SWING STATES P. Diddy Combs will try to mobilize voters



Combs' initiative will deploy street teams.
NEW YORK (AP) -- Hip-hop mogul Sean "P. Diddy" Combs is following the lead of President Bush and Sen. John Kerry by taking his get-out-the-vote campaign to Ohio and other swing states.
"If you are going to play the game, you need to play it all the way," Combs said in a telephone interview Saturday. "And if you talking about flexing your power, and you ain't flexing in the swing states, then you ain't flexing your power."
Combs' Citizen Change initiative will launch a three-day get-out-the-vote drive starting Tuesday in Milwaukee and Detroit, followed by rallies in Cleveland, Philadelphia, Pittsburgh and Miami.
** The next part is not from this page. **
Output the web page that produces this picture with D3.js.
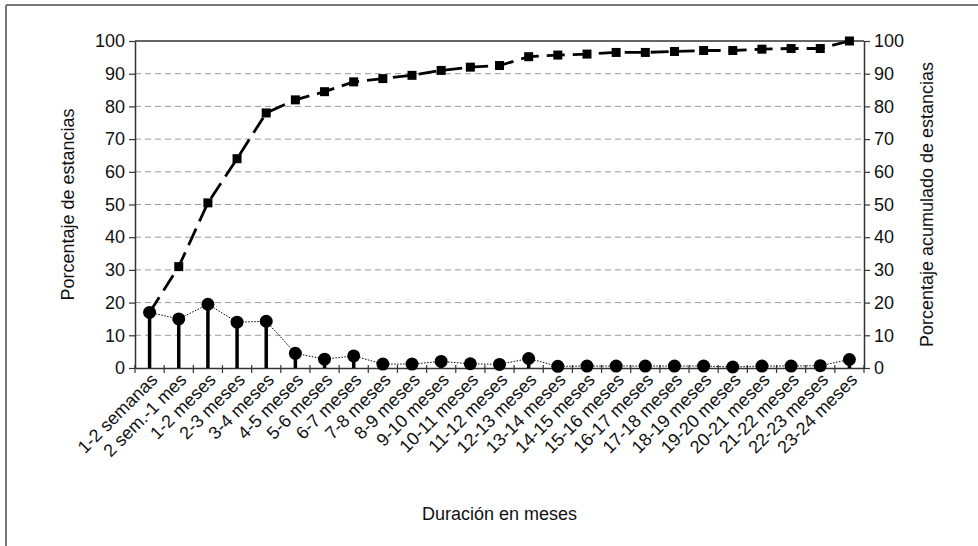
<!DOCTYPE html>
<html>
<head>
<meta charset="utf-8">
<script src="https://cdn.jsdelivr.net/npm/d3@7"></script>
<style>
  body { margin: 0; background: #fff; }
  svg text { font-family: "Liberation Sans Narrow", "Arial Narrow", "Liberation Sans", sans-serif; fill: #111; }
</style>
</head>
<body>
<div id="chart"></div>
<script>
// datos
const categorias = ["1-2 semanas", "2 sem.-1 mes", "1-2 meses", "2-3 meses", "3-4 meses", "4-5 meses",
  "5-6 meses", "6-7 meses", "7-8 meses", "8-9 meses", "9-10 meses", "10-11 meses", "11-12 meses",
  "12-13 meses", "13-14 meses", "14-15 meses", "15-16 meses", "16-17 meses", "17-18 meses",
  "18-19 meses", "19-20 meses", "20-21 meses", "21-22 meses", "22-23 meses", "23-24 meses"];
const porcentaje = [17, 15, 19.5, 14, 14.3, 4.5, 2.7, 3.7, 1.2, 1.2, 2.0, 1.3, 1.1, 2.9,
  0.5, 0.6, 0.6, 0.6, 0.6, 0.6, 0.3, 0.6, 0.6, 0.7, 2.6];
const acumulado = [17, 31, 50.5, 64, 78, 82, 84.5, 87.5, 88.5, 89.5, 91, 92, 92.5, 95.2,
  95.7, 96, 96.5, 96.5, 96.8, 97.1, 97.1, 97.5, 97.7, 97.7, 100];
const ticksY = [0, 10, 20, 30, 40, 50, 60, 70, 80, 90, 100];

const W = 978, H = 546;
const margin = { top: 41, right: 114, bottom: 178, left: 135 };
const width = W - margin.left - margin.right;
const height = H - margin.top - margin.bottom;

const root = d3.select("#chart").append("svg")
  .attr("width", W).attr("height", H);

// marco exterior (solo arriba e izquierda)
root.append("line").attr("x1", 6).attr("y1", 5).attr("x2", W).attr("y2", 5)
  .attr("stroke", "#777").attr("stroke-width", 2);
root.append("line").attr("x1", 6).attr("y1", 5).attr("x2", 6).attr("y2", H)
  .attr("stroke", "#777").attr("stroke-width", 2);

const svg = root.append("g").attr("transform", `translate(${margin.left},${margin.top})`);

const x = d3.scaleBand().domain(categorias).range([0, width]).padding(0);
const y = d3.scaleLinear().domain([0, 100]).range([height, 0]);
const cx = d => x(d) + x.bandwidth() / 2;

// lineas de grilla
svg.selectAll(".grid")
  .data(ticksY.filter(t => t > 0 && t < 100))
  .enter().append("line")
  .attr("x1", 0).attr("x2", width)
  .attr("y1", d => y(d)).attr("y2", d => y(d))
  .attr("stroke", "#999").attr("stroke-width", 1)
  .attr("stroke-dasharray", "6,4");

// ejes izquierdo y derecho
const yLeft = d3.axisLeft(y).tickValues(ticksY).tickSizeInner(6).tickSizeOuter(0).tickPadding(4);
const yRight = d3.axisRight(y).tickValues(ticksY).tickSizeInner(6).tickSizeOuter(0).tickPadding(4);

const gl = svg.append("g").call(yLeft);
const gr = svg.append("g").attr("transform", `translate(${width},0)`).call(yRight);
[gl, gr].forEach(g => {
  g.select(".domain").attr("stroke", "#333").attr("stroke-width", 1.5);
  g.selectAll(".tick line").attr("stroke", "#333").attr("stroke-width", 1.2);
  g.selectAll(".tick text").style("font-size", "18px").attr("fill", "#111");
});

// borde superior
svg.append("line").attr("x1", 0).attr("x2", width).attr("y1", 0).attr("y2", 0)
  .attr("stroke", "#333").attr("stroke-width", 1.5);

// eje x
const xAxis = d3.axisBottom(x).tickSize(0).tickFormat(d => d);
const gx = svg.append("g").attr("transform", `translate(0,${height})`).call(xAxis);
gx.select(".domain").attr("stroke", "#333").attr("stroke-width", 1.5);
gx.selectAll(".tick text")
  .style("font-size", "18px")
  .attr("text-anchor", "end")
  .attr("dy", null)
  .attr("y", 0)
  .attr("transform", "translate(9,13) rotate(-45)");

// marcas del eje x en los limites de cada categoria
const bordes = categorias.map(d => x(d)).concat([width]);
svg.selectAll(".xtick")
  .data(bordes)
  .enter().append("line")
  .attr("x1", d => d).attr("x2", d => d)
  .attr("y1", height - 3).attr("y2", height + 5)
  .attr("stroke", "#333").attr("stroke-width", 1.2);

// linea acumulada (discontinua con cuadrados)
const lineaAcum = d3.line()
  .x((d, i) => cx(categorias[i]))
  .y(d => y(d));
svg.append("path")
  .datum(acumulado)
  .attr("fill", "none")
  .attr("stroke", "#000")
  .attr("stroke-width", 2.8)
  .attr("stroke-dasharray", "18,8")
  .attr("d", lineaAcum);
svg.selectAll(".cuad")
  .data(acumulado)
  .enter().append("rect")
  .attr("x", (d, i) => cx(categorias[i]) - 4.5)
  .attr("y", d => y(d) - 4.5)
  .attr("width", 9).attr("height", 9)
  .attr("fill", "#000");

// linea de porcentaje (punteada con tallos y circulos)
svg.selectAll(".tallo")
  .data(porcentaje)
  .enter().append("line")
  .attr("x1", (d, i) => cx(categorias[i])).attr("x2", (d, i) => cx(categorias[i]))
  .attr("y1", y(0)).attr("y2", d => y(d))
  .attr("stroke", "#000").attr("stroke-width", 3.5);

const lineaPct = d3.line()
  .x((d, i) => cx(categorias[i]))
  .y(d => y(d));
svg.append("path")
  .datum(porcentaje)
  .attr("fill", "none")
  .attr("stroke", "#000")
  .attr("stroke-width", 1)
  .attr("stroke-dasharray", "1.5,1.5")
  .attr("d", lineaPct);

svg.selectAll(".punto")
  .data(porcentaje)
  .enter().append("circle")
  .attr("cx", (d, i) => cx(categorias[i]))
  .attr("cy", d => y(d))
  .attr("r", 6.5)
  .attr("fill", "#000");

// titulos de ejes
svg.append("text")
  .attr("transform", `translate(${68 - margin.left},${height / 2}) rotate(-90)`)
  .attr("text-anchor", "middle")
  .attr("dy", "0.35em")
  .style("font-size", "18px")
  .text("Porcentaje de estancias");

svg.append("text")
  .attr("transform", `translate(${width + 63},${height / 2}) rotate(-90)`)
  .attr("text-anchor", "middle")
  .attr("dy", "0.35em")
  .style("font-size", "18px")
  .text("Porcentaje acumulado de estancias");

svg.append("text")
  .attr("x", width / 2)
  .attr("y", 514 - margin.top)
  .attr("text-anchor", "middle")
  .attr("dy", "0.35em")
  .style("font-size", "18px")
  .text("Duración en meses");
</script>
</body>
</html>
Combs said he will be joined by other celebrities, including actor Leonardo DiCaprio and singer Mary J. Blige.
P. Diddy started his nonprofit, nonpartisan initiative earlier this year, saying he wanted to use unconventional means to register thousands of young, minority and urban voters he says are overlooked by politicians.
Going to voters
The Citizen Change campaign has gone to college campuses, urban radio stations, barbershops, nightclubs -- "anywhere this community of voters are," Combs said.
Combs' drive -- with its "Vote or Die" slogan -- has recorded phone messages for 435,000 new voters across the country.
The initiative also is deploying street teams to mobilize voters, distributing literature and providing troubleshooting for voters before the Nov. 2 election.
Neither Bush nor Kerry have addressed young and urban voters on issues such as jobs, health care and education, Combs said.
"To see one day when [the candidates] talk about the needs and concerns of young people, we have to make sure that we also put the pressure on them in the swing states to recognize that these are the people that are going to put them into office," he said.
There are some 40 million eligible voters between ages 18 and 35, Combs said, a potent bloc that he says has been undercounted in polls and could be the deciding factor in a close race.
"The sleeping giant has awoken and the forgotten ones, this group of 40 million voters, are going to be the deciding factor because their votes have not been counted," he said.